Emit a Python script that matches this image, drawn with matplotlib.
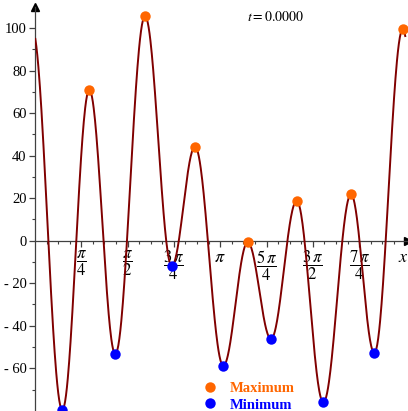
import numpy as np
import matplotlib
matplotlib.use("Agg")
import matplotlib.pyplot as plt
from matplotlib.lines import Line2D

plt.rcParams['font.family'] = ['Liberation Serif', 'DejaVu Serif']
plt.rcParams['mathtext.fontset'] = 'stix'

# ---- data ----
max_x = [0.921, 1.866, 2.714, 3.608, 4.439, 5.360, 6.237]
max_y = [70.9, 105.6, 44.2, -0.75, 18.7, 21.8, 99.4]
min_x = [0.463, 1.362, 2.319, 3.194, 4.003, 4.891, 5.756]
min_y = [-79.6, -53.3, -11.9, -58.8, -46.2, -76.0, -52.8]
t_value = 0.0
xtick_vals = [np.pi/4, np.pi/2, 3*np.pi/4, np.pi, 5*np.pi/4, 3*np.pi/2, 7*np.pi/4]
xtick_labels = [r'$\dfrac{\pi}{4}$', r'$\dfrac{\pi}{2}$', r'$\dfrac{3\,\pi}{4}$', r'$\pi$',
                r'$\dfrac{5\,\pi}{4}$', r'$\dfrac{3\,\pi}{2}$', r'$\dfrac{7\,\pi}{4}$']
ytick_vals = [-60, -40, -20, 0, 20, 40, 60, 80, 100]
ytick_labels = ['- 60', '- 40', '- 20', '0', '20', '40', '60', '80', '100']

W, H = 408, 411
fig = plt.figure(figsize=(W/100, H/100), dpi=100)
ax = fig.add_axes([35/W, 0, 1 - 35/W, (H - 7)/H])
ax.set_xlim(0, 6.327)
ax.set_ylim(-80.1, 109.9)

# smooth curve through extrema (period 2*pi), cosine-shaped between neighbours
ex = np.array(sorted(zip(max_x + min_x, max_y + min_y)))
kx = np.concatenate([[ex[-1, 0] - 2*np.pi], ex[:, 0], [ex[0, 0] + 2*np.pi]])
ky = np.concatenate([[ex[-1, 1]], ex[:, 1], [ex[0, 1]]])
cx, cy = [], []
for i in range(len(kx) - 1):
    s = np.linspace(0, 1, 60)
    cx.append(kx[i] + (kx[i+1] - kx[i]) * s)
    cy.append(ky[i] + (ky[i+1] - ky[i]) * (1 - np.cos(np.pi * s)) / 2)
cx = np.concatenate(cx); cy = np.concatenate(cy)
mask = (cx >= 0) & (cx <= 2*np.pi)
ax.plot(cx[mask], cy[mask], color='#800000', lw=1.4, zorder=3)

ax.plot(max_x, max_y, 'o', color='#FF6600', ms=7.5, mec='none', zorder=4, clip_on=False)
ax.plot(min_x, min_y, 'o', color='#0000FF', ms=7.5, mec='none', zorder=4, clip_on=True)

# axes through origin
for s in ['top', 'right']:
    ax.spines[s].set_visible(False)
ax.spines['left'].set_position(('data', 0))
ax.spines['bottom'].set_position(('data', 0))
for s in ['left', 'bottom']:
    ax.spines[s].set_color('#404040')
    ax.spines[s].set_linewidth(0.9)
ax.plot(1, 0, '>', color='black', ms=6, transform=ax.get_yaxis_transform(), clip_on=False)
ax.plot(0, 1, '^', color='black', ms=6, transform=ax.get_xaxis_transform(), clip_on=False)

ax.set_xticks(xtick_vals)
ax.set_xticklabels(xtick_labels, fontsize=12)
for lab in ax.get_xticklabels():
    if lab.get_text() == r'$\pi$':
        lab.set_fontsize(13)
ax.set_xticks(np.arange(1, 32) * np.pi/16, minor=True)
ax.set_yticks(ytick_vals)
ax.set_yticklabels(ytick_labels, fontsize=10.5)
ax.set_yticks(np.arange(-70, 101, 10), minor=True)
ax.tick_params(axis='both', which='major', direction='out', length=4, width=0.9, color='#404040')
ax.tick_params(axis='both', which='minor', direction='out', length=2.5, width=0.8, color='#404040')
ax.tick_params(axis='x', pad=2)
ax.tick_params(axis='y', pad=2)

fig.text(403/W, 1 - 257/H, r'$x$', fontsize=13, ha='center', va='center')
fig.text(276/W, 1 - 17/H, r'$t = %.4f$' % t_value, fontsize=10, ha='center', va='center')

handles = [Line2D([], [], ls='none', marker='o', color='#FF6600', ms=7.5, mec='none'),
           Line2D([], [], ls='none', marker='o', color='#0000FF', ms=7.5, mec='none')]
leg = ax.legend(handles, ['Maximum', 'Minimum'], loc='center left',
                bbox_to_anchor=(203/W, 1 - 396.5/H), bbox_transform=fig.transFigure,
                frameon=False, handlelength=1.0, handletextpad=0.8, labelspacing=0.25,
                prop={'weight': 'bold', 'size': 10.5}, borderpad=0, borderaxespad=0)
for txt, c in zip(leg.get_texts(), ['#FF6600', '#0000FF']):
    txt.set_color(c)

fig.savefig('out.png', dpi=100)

__________

GIVEN PROBLEM: Make an exact reproduction of the listing above, without any pictures.

WRITTEN REPLY:
Emit a Python script that matches this image, drawn with matplotlib.
import numpy as np
import matplotlib
matplotlib.use("Agg")
import matplotlib.pyplot as plt
from matplotlib.lines import Line2D

plt.rcParams['font.family'] = ['Liberation Serif', 'DejaVu Serif']
plt.rcParams['mathtext.fontset'] = 'stix'

# ---- data ----
max_x = [0.921, 1.866, 2.714, 3.608, 4.439, 5.360, 6.237]
max_y = [70.9, 105.6, 44.2, -0.75, 18.7, 21.8, 99.4]
min_x = [0.463, 1.362, 2.319, 3.194, 4.003, 4.891, 5.756]
min_y = [-79.6, -53.3, -11.9, -58.8, -46.2, -76.0, -52.8]
t_value = 0.0
xtick_vals = [np.pi/4, np.pi/2, 3*np.pi/4, np.pi, 5*np.pi/4, 3*np.pi/2, 7*np.pi/4]
xtick_labels = [r'$\dfrac{\pi}{4}$', r'$\dfrac{\pi}{2}$', r'$\dfrac{3\,\pi}{4}$', r'$\pi$',
                r'$\dfrac{5\,\pi}{4}$', r'$\dfrac{3\,\pi}{2}$', r'$\dfrac{7\,\pi}{4}$']
ytick_vals = [-60, -40, -20, 0, 20, 40, 60, 80, 100]
ytick_labels = ['- 60', '- 40', '- 20', '0', '20', '40', '60', '80', '100']

W, H = 408, 411
fig = plt.figure(figsize=(W/100, H/100), dpi=100)
ax = fig.add_axes([35/W, 0, 1 - 35/W, (H - 7)/H])
ax.set_xlim(0, 6.327)
ax.set_ylim(-80.1, 109.9)

# smooth curve through extrema (period 2*pi), cosine-shaped between neighbours
ex = np.array(sorted(zip(max_x + min_x, max_y + min_y)))
kx = np.concatenate([[ex[-1, 0] - 2*np.pi], ex[:, 0], [ex[0, 0] + 2*np.pi]])
ky = np.concatenate([[ex[-1, 1]], ex[:, 1], [ex[0, 1]]])
cx, cy = [], []
for i in range(len(kx) - 1):
    s = np.linspace(0, 1, 60)
    cx.append(kx[i] + (kx[i+1] - kx[i]) * s)
    cy.append(ky[i] + (ky[i+1] - ky[i]) * (1 - np.cos(np.pi * s)) / 2)
cx = np.concatenate(cx); cy = np.concatenate(cy)
mask = (cx >= 0) & (cx <= 2*np.pi)
ax.plot(cx[mask], cy[mask], color='#800000', lw=1.4, zorder=3)

ax.plot(max_x, max_y, 'o', color='#FF6600', ms=7.5, mec='none', zorder=4, clip_on=False)
ax.plot(min_x, min_y, 'o', color='#0000FF', ms=7.5, mec='none', zorder=4, clip_on=True)

# axes through origin
for s in ['top', 'right']:
    ax.spines[s].set_visible(False)
ax.spines['left'].set_position(('data', 0))
ax.spines['bottom'].set_position(('data', 0))
for s in ['left', 'bottom']:
    ax.spines[s].set_color('#404040')
    ax.spines[s].set_linewidth(0.9)
ax.plot(1, 0, '>', color='black', ms=6, transform=ax.get_yaxis_transform(), clip_on=False)
ax.plot(0, 1, '^', color='black', ms=6, transform=ax.get_xaxis_transform(), clip_on=False)

ax.set_xticks(xtick_vals)
ax.set_xticklabels(xtick_labels, fontsize=12)
for lab in ax.get_xticklabels():
    if lab.get_text() == r'$\pi$':
        lab.set_fontsize(13)
ax.set_xticks(np.arange(1, 32) * np.pi/16, minor=True)
ax.set_yticks(ytick_vals)
ax.set_yticklabels(ytick_labels, fontsize=10.5)
ax.set_yticks(np.arange(-70, 101, 10), minor=True)
ax.tick_params(axis='both', which='major', direction='out', length=4, width=0.9, color='#404040')
ax.tick_params(axis='both', which='minor', direction='out', length=2.5, width=0.8, color='#404040')
ax.tick_params(axis='x', pad=2)
ax.tick_params(axis='y', pad=2)

fig.text(403/W, 1 - 257/H, r'$x$', fontsize=13, ha='center', va='center')
fig.text(276/W, 1 - 17/H, r'$t = %.4f$' % t_value, fontsize=10, ha='center', va='center')

handles = [Line2D([], [], ls='none', marker='o', color='#FF6600', ms=7.5, mec='none'),
           Line2D([], [], ls='none', marker='o', color='#0000FF', ms=7.5, mec='none')]
leg = ax.legend(handles, ['Maximum', 'Minimum'], loc='center left',
                bbox_to_anchor=(203/W, 1 - 396.5/H), bbox_transform=fig.transFigure,
                frameon=False, handlelength=1.0, handletextpad=0.8, labelspacing=0.25,
                prop={'weight': 'bold', 'size': 10.5}, borderpad=0, borderaxespad=0)
for txt, c in zip(leg.get_texts(), ['#FF6600', '#0000FF']):
    txt.set_color(c)

fig.savefig('out.png', dpi=100)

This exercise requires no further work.